Data section >>
-*-

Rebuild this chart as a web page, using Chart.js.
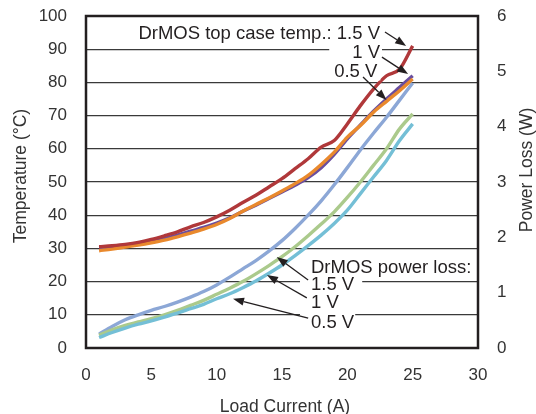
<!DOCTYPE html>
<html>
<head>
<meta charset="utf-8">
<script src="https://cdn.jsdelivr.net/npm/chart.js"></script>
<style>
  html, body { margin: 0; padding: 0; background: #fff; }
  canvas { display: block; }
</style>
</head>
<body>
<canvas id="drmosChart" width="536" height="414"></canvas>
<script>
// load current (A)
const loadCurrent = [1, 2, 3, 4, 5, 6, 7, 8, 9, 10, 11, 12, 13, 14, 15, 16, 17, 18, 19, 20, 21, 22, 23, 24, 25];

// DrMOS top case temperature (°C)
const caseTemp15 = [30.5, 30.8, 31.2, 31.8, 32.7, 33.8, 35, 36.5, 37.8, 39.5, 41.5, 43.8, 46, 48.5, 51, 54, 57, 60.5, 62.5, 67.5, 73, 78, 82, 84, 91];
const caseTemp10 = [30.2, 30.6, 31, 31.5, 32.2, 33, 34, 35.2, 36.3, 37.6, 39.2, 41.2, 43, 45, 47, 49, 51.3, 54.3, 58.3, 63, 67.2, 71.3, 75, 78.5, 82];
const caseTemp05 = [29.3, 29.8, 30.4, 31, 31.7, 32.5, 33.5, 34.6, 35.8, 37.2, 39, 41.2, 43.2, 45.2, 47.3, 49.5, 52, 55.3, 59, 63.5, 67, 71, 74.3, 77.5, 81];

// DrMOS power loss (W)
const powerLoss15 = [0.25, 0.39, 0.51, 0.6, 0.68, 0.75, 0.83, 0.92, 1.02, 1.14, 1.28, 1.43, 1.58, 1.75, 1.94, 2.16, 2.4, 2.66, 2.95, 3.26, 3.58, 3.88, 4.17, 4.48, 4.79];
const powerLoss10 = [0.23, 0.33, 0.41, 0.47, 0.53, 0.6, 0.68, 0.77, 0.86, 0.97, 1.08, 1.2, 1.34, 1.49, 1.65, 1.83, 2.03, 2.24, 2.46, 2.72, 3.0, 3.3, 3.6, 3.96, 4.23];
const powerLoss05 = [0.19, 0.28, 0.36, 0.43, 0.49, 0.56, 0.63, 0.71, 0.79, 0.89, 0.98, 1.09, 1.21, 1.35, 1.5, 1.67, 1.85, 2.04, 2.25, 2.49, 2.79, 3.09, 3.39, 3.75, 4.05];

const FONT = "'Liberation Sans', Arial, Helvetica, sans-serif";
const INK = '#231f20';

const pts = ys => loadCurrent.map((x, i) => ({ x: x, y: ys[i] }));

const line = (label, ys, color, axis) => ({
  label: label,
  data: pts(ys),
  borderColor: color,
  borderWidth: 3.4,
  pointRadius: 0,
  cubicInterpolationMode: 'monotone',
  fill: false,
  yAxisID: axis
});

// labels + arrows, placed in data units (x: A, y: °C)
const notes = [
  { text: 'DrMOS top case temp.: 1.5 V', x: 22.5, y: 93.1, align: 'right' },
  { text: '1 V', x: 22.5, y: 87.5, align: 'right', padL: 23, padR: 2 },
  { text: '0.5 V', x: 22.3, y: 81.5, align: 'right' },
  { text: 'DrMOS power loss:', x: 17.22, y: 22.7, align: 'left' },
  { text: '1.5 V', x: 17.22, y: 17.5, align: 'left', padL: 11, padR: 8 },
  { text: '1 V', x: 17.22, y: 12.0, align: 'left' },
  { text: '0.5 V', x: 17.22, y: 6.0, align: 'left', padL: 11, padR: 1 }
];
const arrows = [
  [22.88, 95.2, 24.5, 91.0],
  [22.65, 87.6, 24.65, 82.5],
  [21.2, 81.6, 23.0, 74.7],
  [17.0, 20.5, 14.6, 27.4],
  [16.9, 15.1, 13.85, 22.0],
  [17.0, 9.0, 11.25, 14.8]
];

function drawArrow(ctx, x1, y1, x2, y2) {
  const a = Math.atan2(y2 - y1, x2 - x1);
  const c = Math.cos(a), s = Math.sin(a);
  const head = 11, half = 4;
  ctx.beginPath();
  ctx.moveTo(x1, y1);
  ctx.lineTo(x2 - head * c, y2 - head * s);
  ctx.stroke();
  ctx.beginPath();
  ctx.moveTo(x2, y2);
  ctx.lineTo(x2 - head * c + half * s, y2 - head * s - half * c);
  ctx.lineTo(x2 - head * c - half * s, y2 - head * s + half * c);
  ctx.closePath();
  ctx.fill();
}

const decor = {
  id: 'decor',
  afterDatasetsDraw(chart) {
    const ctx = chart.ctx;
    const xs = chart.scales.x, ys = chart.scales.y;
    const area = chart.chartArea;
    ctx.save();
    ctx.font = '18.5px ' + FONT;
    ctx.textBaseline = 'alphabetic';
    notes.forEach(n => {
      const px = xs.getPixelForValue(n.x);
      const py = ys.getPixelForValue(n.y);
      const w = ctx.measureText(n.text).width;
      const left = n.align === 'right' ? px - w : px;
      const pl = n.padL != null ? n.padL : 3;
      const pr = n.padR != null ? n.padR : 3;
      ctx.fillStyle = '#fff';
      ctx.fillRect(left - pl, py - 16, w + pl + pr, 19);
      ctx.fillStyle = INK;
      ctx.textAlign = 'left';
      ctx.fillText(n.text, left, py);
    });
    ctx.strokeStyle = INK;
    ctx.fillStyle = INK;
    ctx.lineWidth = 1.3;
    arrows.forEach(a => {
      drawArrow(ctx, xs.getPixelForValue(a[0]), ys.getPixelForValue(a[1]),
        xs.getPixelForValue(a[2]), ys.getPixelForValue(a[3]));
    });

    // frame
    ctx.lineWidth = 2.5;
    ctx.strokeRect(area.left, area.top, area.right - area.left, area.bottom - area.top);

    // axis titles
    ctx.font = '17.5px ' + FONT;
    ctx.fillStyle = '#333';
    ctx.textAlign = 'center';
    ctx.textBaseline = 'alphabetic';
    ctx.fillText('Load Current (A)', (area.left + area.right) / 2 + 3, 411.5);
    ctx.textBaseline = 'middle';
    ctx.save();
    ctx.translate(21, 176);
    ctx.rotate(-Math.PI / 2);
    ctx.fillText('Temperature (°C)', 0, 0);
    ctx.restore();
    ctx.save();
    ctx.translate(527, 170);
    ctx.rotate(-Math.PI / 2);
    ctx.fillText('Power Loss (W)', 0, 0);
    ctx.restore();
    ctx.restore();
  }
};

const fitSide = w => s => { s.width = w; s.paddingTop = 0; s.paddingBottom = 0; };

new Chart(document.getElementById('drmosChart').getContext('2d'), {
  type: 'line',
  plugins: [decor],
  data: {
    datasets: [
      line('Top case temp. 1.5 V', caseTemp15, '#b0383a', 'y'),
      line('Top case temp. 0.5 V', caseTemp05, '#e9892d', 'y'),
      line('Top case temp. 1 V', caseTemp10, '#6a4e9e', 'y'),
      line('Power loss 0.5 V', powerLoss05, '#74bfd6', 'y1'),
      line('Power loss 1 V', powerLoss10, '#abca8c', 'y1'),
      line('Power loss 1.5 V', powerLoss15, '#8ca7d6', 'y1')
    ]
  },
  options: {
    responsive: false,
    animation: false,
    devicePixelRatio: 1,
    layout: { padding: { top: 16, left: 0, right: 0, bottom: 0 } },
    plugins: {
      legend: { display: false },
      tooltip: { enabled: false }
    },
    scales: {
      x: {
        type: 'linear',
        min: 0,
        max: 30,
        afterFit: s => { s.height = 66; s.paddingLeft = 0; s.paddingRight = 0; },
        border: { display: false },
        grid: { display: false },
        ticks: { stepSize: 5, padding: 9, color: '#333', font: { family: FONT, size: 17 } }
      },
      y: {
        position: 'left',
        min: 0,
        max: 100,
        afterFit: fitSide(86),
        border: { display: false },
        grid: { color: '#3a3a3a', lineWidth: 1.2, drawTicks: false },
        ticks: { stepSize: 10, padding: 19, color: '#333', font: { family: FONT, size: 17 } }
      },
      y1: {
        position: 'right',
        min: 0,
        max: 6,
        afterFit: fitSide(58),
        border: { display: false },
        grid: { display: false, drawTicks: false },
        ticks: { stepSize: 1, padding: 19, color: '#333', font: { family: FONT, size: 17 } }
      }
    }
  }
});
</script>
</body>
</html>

-*-

Exercise instructions >> Write out exactly the lines between the start of the data and the line with "23, 24, 25];", including both, but none of the pictures.

Solution to this task >>
Rebuild this chart as a web page, using Chart.js.
<!DOCTYPE html>
<html>
<head>
<meta charset="utf-8">
<script src="https://cdn.jsdelivr.net/npm/chart.js"></script>
<style>
  html, body { margin: 0; padding: 0; background: #fff; }
  canvas { display: block; }
</style>
</head>
<body>
<canvas id="drmosChart" width="536" height="414"></canvas>
<script>
// load current (A)
const loadCurrent = [1, 2, 3, 4, 5, 6, 7, 8, 9, 10, 11, 12, 13, 14, 15, 16, 17, 18, 19, 20, 21, 22, 23, 24, 25];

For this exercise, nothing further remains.